--- Start Data listing ---

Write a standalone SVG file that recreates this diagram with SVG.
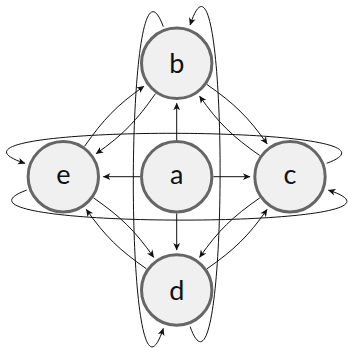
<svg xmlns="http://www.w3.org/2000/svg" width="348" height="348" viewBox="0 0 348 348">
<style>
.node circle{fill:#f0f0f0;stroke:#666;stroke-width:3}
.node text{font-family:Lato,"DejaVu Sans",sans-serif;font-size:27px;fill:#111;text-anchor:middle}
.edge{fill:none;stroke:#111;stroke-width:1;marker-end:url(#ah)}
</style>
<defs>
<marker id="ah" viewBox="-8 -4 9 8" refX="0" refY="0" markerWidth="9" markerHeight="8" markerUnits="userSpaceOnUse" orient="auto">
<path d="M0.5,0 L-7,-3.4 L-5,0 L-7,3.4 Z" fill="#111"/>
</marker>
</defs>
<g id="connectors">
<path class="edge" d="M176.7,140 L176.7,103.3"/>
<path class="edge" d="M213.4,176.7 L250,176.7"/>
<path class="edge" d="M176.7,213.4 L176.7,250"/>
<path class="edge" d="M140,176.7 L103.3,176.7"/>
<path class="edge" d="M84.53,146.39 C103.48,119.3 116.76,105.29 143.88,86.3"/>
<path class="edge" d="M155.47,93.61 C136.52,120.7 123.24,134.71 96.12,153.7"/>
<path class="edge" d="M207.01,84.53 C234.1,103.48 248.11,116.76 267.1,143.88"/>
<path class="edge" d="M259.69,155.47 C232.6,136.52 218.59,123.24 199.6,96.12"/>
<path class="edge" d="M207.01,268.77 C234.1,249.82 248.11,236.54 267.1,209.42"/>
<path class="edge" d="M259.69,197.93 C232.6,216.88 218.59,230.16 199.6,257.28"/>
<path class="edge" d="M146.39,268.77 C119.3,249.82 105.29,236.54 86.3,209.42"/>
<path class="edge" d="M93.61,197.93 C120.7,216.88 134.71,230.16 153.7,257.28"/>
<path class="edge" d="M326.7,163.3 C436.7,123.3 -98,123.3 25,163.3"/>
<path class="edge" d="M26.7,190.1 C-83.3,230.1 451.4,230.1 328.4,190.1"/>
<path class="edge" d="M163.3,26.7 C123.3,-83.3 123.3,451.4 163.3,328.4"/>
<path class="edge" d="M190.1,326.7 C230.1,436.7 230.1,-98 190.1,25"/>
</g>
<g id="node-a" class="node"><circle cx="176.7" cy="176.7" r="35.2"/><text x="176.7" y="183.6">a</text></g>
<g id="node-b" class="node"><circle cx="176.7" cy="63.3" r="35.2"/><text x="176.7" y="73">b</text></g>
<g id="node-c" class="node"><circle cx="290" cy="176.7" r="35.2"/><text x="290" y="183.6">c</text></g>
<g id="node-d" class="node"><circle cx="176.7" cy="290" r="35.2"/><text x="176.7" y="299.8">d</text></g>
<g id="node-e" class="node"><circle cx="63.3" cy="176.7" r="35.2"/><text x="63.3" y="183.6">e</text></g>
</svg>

--- End Data listing ---
--- Start Data listing ---

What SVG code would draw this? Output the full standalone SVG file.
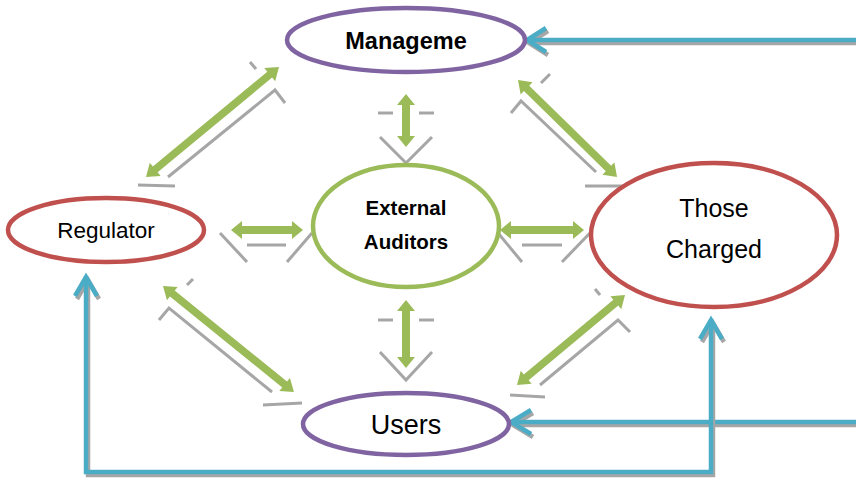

--- End Data listing ---
--- Start Data listing ---

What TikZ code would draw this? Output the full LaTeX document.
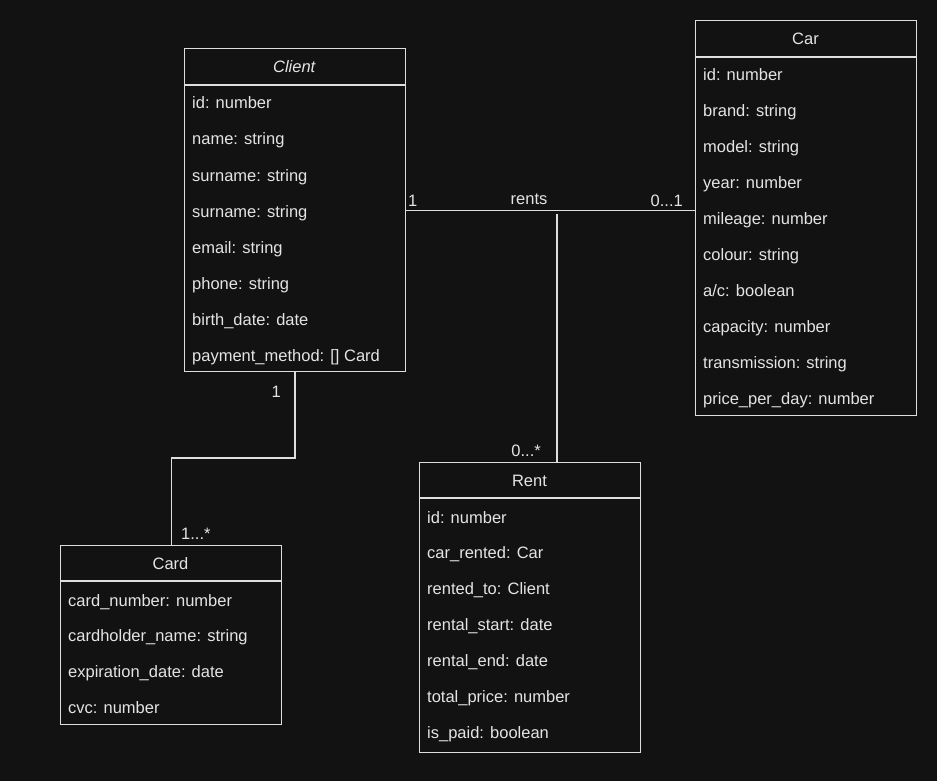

--- End Data listing ---

Check every line in the material above for the string "standalone", then give only the number of lines that have it.

=== Written solution ===
2